### COLLECTED MATERIAL
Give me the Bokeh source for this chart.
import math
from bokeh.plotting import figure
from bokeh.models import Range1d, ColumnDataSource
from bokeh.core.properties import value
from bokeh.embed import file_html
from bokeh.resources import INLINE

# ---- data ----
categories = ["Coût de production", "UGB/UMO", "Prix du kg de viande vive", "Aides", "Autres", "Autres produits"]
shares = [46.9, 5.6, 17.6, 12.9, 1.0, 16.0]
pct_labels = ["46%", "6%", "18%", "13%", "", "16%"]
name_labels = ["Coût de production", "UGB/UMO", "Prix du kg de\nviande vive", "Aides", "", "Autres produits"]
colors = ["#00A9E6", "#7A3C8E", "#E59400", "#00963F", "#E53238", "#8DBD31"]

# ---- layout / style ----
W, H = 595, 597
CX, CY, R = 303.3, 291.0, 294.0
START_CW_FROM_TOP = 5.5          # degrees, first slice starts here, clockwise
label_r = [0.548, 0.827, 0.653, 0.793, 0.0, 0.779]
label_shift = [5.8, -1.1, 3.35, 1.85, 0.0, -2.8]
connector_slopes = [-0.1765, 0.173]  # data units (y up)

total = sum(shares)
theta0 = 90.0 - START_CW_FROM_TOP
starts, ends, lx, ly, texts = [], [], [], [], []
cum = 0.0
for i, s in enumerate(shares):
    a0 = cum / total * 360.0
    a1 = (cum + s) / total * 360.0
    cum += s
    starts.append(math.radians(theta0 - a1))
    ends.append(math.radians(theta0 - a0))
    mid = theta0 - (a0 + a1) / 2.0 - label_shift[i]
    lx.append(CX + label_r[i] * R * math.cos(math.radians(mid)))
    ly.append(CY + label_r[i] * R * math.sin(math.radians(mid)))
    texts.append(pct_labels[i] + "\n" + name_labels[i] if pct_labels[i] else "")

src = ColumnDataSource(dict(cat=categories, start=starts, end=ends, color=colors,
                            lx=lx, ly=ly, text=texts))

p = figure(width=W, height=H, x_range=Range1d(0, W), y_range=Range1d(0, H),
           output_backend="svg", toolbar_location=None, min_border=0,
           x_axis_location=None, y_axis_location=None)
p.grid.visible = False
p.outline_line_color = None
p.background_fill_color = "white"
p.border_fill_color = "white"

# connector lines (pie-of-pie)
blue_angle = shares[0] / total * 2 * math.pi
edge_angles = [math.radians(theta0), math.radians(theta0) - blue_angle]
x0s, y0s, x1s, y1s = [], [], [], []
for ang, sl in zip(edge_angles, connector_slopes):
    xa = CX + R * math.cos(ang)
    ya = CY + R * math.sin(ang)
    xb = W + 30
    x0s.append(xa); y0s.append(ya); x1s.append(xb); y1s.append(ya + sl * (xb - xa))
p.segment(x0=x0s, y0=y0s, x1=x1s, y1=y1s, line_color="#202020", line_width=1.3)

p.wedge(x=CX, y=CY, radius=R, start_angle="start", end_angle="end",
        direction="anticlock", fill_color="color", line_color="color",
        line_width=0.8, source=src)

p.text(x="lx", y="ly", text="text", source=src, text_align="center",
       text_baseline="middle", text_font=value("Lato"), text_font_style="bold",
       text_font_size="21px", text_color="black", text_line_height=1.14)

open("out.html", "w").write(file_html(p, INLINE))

### TASK OBJECTIVE
Quote the listing word for word from its first line through the line in which "from bokeh.resources import INLINE" appears.

### WRITTEN REPLY
Give me the Bokeh source for this chart.
import math
from bokeh.plotting import figure
from bokeh.models import Range1d, ColumnDataSource
from bokeh.core.properties import value
from bokeh.embed import file_html
from bokeh.resources import INLINE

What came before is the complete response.